The report finds that the current volumes of sustainability investments are small and there is still opportunity for that kind of investing in the country.
The report estimates that currently there is approximately $4 billion of sustainable investment in Turkey.
The study, titled ‘Sustainable Investment in Turkey,’ addresses and analyses Turkey’s corporate sector and the factors that make it a ‘market that investors can no longer ignore,’ says the IFC.
‘This report is part of IFC’s increasing efforts to promote sustainable investment,’ says Dimitris Tsitsiragos, IFC director for the Middle East, North Africa, and Southern Europe. ‘While the research indicates that sustainable investment remains nascent, Turkey has many strengths such as well-regulated banking and pension-fund industries, prospects for sustained growth, and a competitive product market. These advantages will drive sustainable investment to grow in Turkey.’

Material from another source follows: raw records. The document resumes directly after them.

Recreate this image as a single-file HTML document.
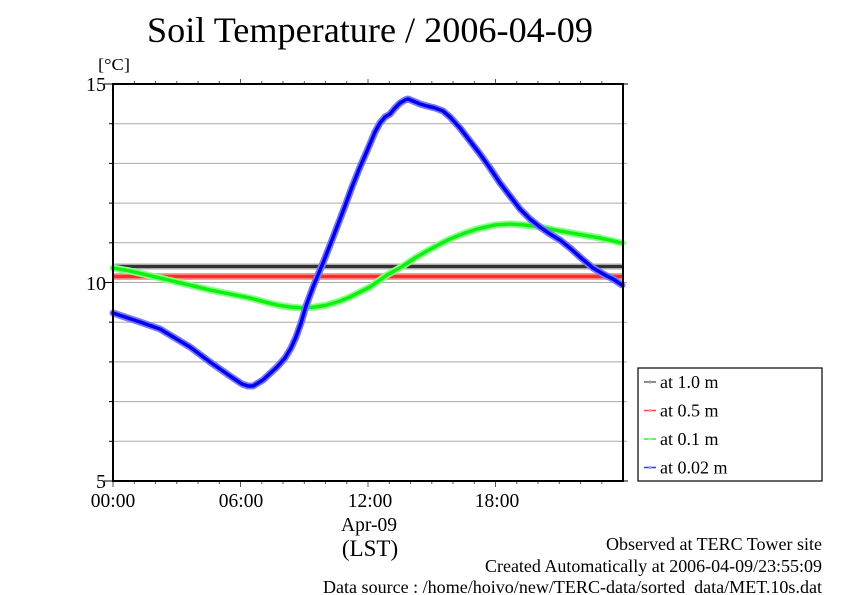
<!DOCTYPE html>
<html>
<head>
<meta charset="utf-8">
<style>
html,body{margin:0;padding:0;background:#fff;}
svg{display:block;}
text{font-family:"Liberation Serif","DejaVu Serif",serif;fill:#000;}
</style>
</head>
<body>
<svg width="842" height="595" viewBox="0 0 842 595" xmlns="http://www.w3.org/2000/svg">
<rect x="0" y="0" width="842" height="595" fill="#fff"/>

<!-- Title -->
<text x="147" y="42" font-size="36" textLength="446" lengthAdjust="spacingAndGlyphs">Soil Temperature / 2006-04-09</text>
<text x="98" y="70" font-size="17" textLength="32" lengthAdjust="spacingAndGlyphs">[°C]</text>

<!-- grid lines -->
<g stroke="#aaaaaa" stroke-width="1">
<line x1="113" y1="123.7" x2="627" y2="123.7"/>
<line x1="113" y1="163.4" x2="627" y2="163.4"/>
<line x1="113" y1="203.1" x2="627" y2="203.1"/>
<line x1="113" y1="242.8" x2="627" y2="242.8"/>
<line x1="113" y1="282.5" x2="627" y2="282.5"/>
<line x1="113" y1="322.2" x2="627" y2="322.2"/>
<line x1="113" y1="361.9" x2="627" y2="361.9"/>
<line x1="113" y1="401.6" x2="627" y2="401.6"/>
<line x1="113" y1="441.3" x2="627" y2="441.3"/>
</g>

<!-- left ticks -->
<g stroke="#000" stroke-width="1">
<line x1="104" y1="84" x2="113" y2="84"/>
<line x1="109" y1="123.7" x2="113" y2="123.7"/>
<line x1="109" y1="163.4" x2="113" y2="163.4"/>
<line x1="109" y1="203.1" x2="113" y2="203.1"/>
<line x1="109" y1="242.8" x2="113" y2="242.8"/>
<line x1="104" y1="282.5" x2="113" y2="282.5"/>
<line x1="109" y1="322.2" x2="113" y2="322.2"/>
<line x1="109" y1="361.9" x2="113" y2="361.9"/>
<line x1="109" y1="401.6" x2="113" y2="401.6"/>
<line x1="109" y1="441.3" x2="113" y2="441.3"/>
<line x1="104" y1="481" x2="113" y2="481"/>
<line x1="623" y1="84" x2="628" y2="84"/>
<line x1="623" y1="481" x2="628" y2="481"/>
</g>

<!-- top & bottom ticks -->
<g stroke="#555" stroke-width="1">
<line x1="134.3" y1="84" x2="134.3" y2="81"/><line x1="155.5" y1="84" x2="155.5" y2="81"/><line x1="176.8" y1="84" x2="176.8" y2="81"/><line x1="198" y1="84" x2="198" y2="81"/><line x1="219.3" y1="84" x2="219.3" y2="81"/><line x1="240.5" y1="84" x2="240.5" y2="79"/>
<line x1="261.8" y1="84" x2="261.8" y2="81"/><line x1="283" y1="84" x2="283" y2="81"/><line x1="304.3" y1="84" x2="304.3" y2="81"/><line x1="325.5" y1="84" x2="325.5" y2="81"/><line x1="346.8" y1="84" x2="346.8" y2="81"/><line x1="368" y1="84" x2="368" y2="79"/>
<line x1="389.3" y1="84" x2="389.3" y2="81"/><line x1="410.5" y1="84" x2="410.5" y2="81"/><line x1="431.8" y1="84" x2="431.8" y2="81"/><line x1="453" y1="84" x2="453" y2="81"/><line x1="474.3" y1="84" x2="474.3" y2="81"/><line x1="495.5" y1="84" x2="495.5" y2="79"/>
<line x1="516.8" y1="84" x2="516.8" y2="81"/><line x1="538" y1="84" x2="538" y2="81"/><line x1="559.3" y1="84" x2="559.3" y2="81"/><line x1="580.5" y1="84" x2="580.5" y2="81"/><line x1="601.8" y1="84" x2="601.8" y2="81"/>

<line x1="113" y1="481" x2="113" y2="487"/>
<line x1="134.3" y1="481" x2="134.3" y2="484"/><line x1="155.5" y1="481" x2="155.5" y2="484"/><line x1="176.8" y1="481" x2="176.8" y2="484"/><line x1="198" y1="481" x2="198" y2="484"/><line x1="219.3" y1="481" x2="219.3" y2="484"/><line x1="240.5" y1="481" x2="240.5" y2="487"/>
<line x1="261.8" y1="481" x2="261.8" y2="484"/><line x1="283" y1="481" x2="283" y2="484"/><line x1="304.3" y1="481" x2="304.3" y2="484"/><line x1="325.5" y1="481" x2="325.5" y2="484"/><line x1="346.8" y1="481" x2="346.8" y2="484"/><line x1="368" y1="481" x2="368" y2="487"/>
<line x1="389.3" y1="481" x2="389.3" y2="484"/><line x1="410.5" y1="481" x2="410.5" y2="484"/><line x1="431.8" y1="481" x2="431.8" y2="484"/><line x1="453" y1="481" x2="453" y2="484"/><line x1="474.3" y1="481" x2="474.3" y2="484"/><line x1="495.5" y1="481" x2="495.5" y2="487"/>
<line x1="516.8" y1="481" x2="516.8" y2="484"/><line x1="538" y1="481" x2="538" y2="484"/><line x1="559.3" y1="481" x2="559.3" y2="484"/><line x1="580.5" y1="481" x2="580.5" y2="484"/><line x1="601.8" y1="481" x2="601.8" y2="484"/>
</g>

<!-- series: 1.0 m (black) -->
<line x1="114" y1="266.5" x2="622" y2="266.5" stroke="#aaaaaa" stroke-width="6"/>
<line x1="114" y1="266.5" x2="622" y2="266.5" stroke="#333333" stroke-width="3"/>
<!-- series: 0.5 m (red) -->
<line x1="114" y1="276.5" x2="622" y2="276.5" stroke="#ff9a9a" stroke-width="7"/>
<line x1="114" y1="276.5" x2="622" y2="276.5" stroke="#ff2a2a" stroke-width="3.5"/>

<!-- series: 0.1 m (green) -->
<polyline fill="none" stroke="#88ff88" stroke-width="7" stroke-linejoin="round" stroke-linecap="round"
points="113,268 130,271 160,278 185,284 210,290 230,294 250,298 265,302 277,305 290,307 303,308 315,307 327,305 340,301 350,297 360,292 370,287 387,275 403,266 415,258 427,251 440,244 450,239 465,233 477,229 495,225 510,224 525,225 540,227 560,231 577,234 600,238 622,243"/>
<polyline fill="none" stroke="#10f010" stroke-width="3.5" stroke-linejoin="round" stroke-linecap="round"
points="113,268 130,271 160,278 185,284 210,290 230,294 250,298 265,302 277,305 290,307 303,308 315,307 327,305 340,301 350,297 360,292 370,287 387,275 403,266 415,258 427,251 440,244 450,239 465,233 477,229 495,225 510,224 525,225 540,227 560,231 577,234 600,238 622,243"/>

<!-- series: 0.02 m (blue) -->
<polyline fill="none" stroke="#7777ff" stroke-width="7" stroke-linejoin="round" stroke-linecap="round"
points="113,313 125,317 140,322 160,329 175,338 190,347 210,362 230,376 242,384 248,386 253,386 263,380 277,367 285,358 291,348 296,337 301,323 306,306 313,287 323,263 332,240 345,206 352,187 360,167 367,151 375,132 380,123 385,117 390,114 395,108 400,103 405,100 408,99 413,101 420,104 427,106 435,108 443,111 450,117 460,128 470,141 480,154 490,168 500,183 510,196 520,209 530,219 540,227 550,234 560,240 570,248 580,257 593,268 605,275 613,279 622,285"/>
<polyline fill="none" stroke="#0000ee" stroke-width="3.5" stroke-linejoin="round" stroke-linecap="round"
points="113,313 125,317 140,322 160,329 175,338 190,347 210,362 230,376 242,384 248,386 253,386 263,380 277,367 285,358 291,348 296,337 301,323 306,306 313,287 323,263 332,240 345,206 352,187 360,167 367,151 375,132 380,123 385,117 390,114 395,108 400,103 405,100 408,99 413,101 420,104 427,106 435,108 443,111 450,117 460,128 470,141 480,154 490,168 500,183 510,196 520,209 530,219 540,227 550,234 560,240 570,248 580,257 593,268 605,275 613,279 622,285"/>

<!-- frame -->
<rect x="113" y="84" width="510" height="397" fill="none" stroke="#000" stroke-width="2"/>

<!-- y labels -->
<text x="106" y="91" font-size="20" text-anchor="end">15</text>
<text x="106" y="290" font-size="20" text-anchor="end">10</text>
<text x="106" y="488" font-size="20" text-anchor="end">5</text>

<!-- x labels -->
<text x="113" y="507" font-size="19.5" text-anchor="middle">00:00</text>
<text x="241" y="507" font-size="19.5" text-anchor="middle">06:00</text>
<text x="370" y="507" font-size="19.5" text-anchor="middle">12:00</text>
<text x="497" y="507" font-size="19.5" text-anchor="middle">18:00</text>
<text x="369" y="531" font-size="19.5" text-anchor="middle">Apr-09</text>
<text x="370" y="556" font-size="23" text-anchor="middle">(LST)</text>

<!-- legend -->
<rect x="638" y="368" width="184" height="113" fill="#fff" stroke="#000" stroke-width="1.2"/>
<g stroke-width="1.5">
<line x1="644" y1="382" x2="656" y2="382" stroke="#666"/>
<line x1="644" y1="410.5" x2="656" y2="410.5" stroke="#ff4444"/>
<line x1="644" y1="439" x2="656" y2="439" stroke="#33ee33"/>
<line x1="644" y1="467.5" x2="656" y2="467.5" stroke="#3333ff"/>
</g>
<circle cx="650" cy="382" r="1.5" fill="#999"/>
<circle cx="650" cy="410.5" r="1.5" fill="#ff9999"/>
<circle cx="650" cy="439" r="1.5" fill="#99ff99"/>
<circle cx="650" cy="467.5" r="1.5" fill="#9999ff"/>
<text x="660" y="388" font-size="18">at 1.0 m</text>
<text x="660" y="416.5" font-size="18">at 0.5 m</text>
<text x="660" y="445" font-size="18">at 0.1 m</text>
<text x="660" y="473.5" font-size="18">at 0.02 m</text>

<!-- footer -->
<text x="822" y="550" font-size="17.5" text-anchor="end" textLength="216" lengthAdjust="spacingAndGlyphs">Observed at TERC Tower site</text>
<text x="822" y="572" font-size="17.5" text-anchor="end" textLength="337" lengthAdjust="spacingAndGlyphs">Created Automatically at 2006-04-09/23:55:09</text>
<text x="822" y="593" font-size="17.5" text-anchor="end" textLength="499" lengthAdjust="spacingAndGlyphs" xml:space="preserve">Data source : /home/hoivo/new/TERC-data/sorted  data/MET.10s.dat</text>
</svg>
</body>
</html>
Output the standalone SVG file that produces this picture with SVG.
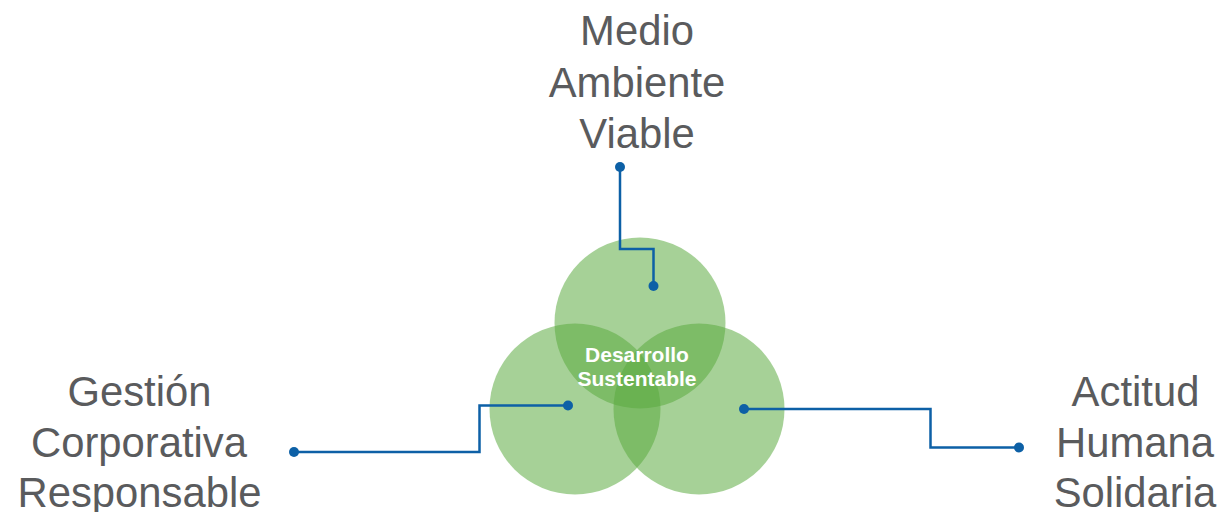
<svg xmlns="http://www.w3.org/2000/svg" width="1222" height="512" viewBox="0 0 1222 512">
<style>
.lbl{font-family:"Liberation Sans",Arial,sans-serif;font-size:41.8px;fill:#5a5b5d;text-anchor:middle}
.ctr{font-family:"Liberation Sans",Arial,sans-serif;font-size:21px;font-weight:bold;fill:#ffffff;text-anchor:middle}
.circ{fill:rgb(90,170,62);fill-opacity:0.54}
.con{fill:none;stroke:#0d60a6;stroke-width:2.5}
.dot{fill:#0d60a6}
</style>
<rect width="1222" height="512" fill="#ffffff"/>
<g id="venn">
<circle class="circ" cx="640" cy="323" r="85.5"/>
<circle class="circ" cx="575" cy="409" r="85.5"/>
<circle class="circ" cx="699" cy="409" r="85.5"/>
</g>
<g id="center">
<text class="ctr" x="637" y="362">Desarrollo</text>
<text class="ctr" x="637" y="386">Sustentable</text>
</g>
<g id="connectors">
<polyline class="con" points="620,168 620,249 653.5,249 653.5,286"/>
<circle class="dot" cx="620" cy="167" r="5"/>
<circle class="dot" cx="653.5" cy="286" r="5"/>
<polyline class="con" points="294,452 479.5,452 479.5,405.5 568,405.5"/>
<circle class="dot" cx="294" cy="452" r="5"/>
<circle class="dot" cx="568" cy="405.5" r="5"/>
<polyline class="con" points="744,409 930.5,409 930.5,447.5 1019,447.5"/>
<circle class="dot" cx="744" cy="409" r="5"/>
<circle class="dot" cx="1019" cy="447.5" r="5"/>
</g>
<g id="medio">
<text class="lbl" x="637" y="45">Medio</text>
<text class="lbl" x="637" y="96.5">Ambiente</text>
<text class="lbl" x="637" y="148">Viable</text>
</g>
<g id="gestion">
<text class="lbl" x="139.5" y="405.5">Gestión</text>
<text class="lbl" x="139" y="456.5">Corporativa</text>
<text class="lbl" x="139.5" y="506.5">Responsable</text>
</g>
<g id="actitud">
<text class="lbl" x="1135.5" y="405.5">Actitud</text>
<text class="lbl" x="1135" y="456.5">Humana</text>
<text class="lbl" x="1135" y="506.5">Solidaria</text>
</g>
</svg>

The launch of Istanbul’s Stock Exchange sustainability index project last year, coupled with the number of global reporting initiatives and CSR reports published, shows the emerging supply-side interest in environmental, social and corporate governance disclosure in the nation, according to the report.
IFC, the private-investment arm of the World Bank Group, wrote the report in conjunction with London-based Illac, a research and advisory firm that specialises in corporate governance and sustainability issues.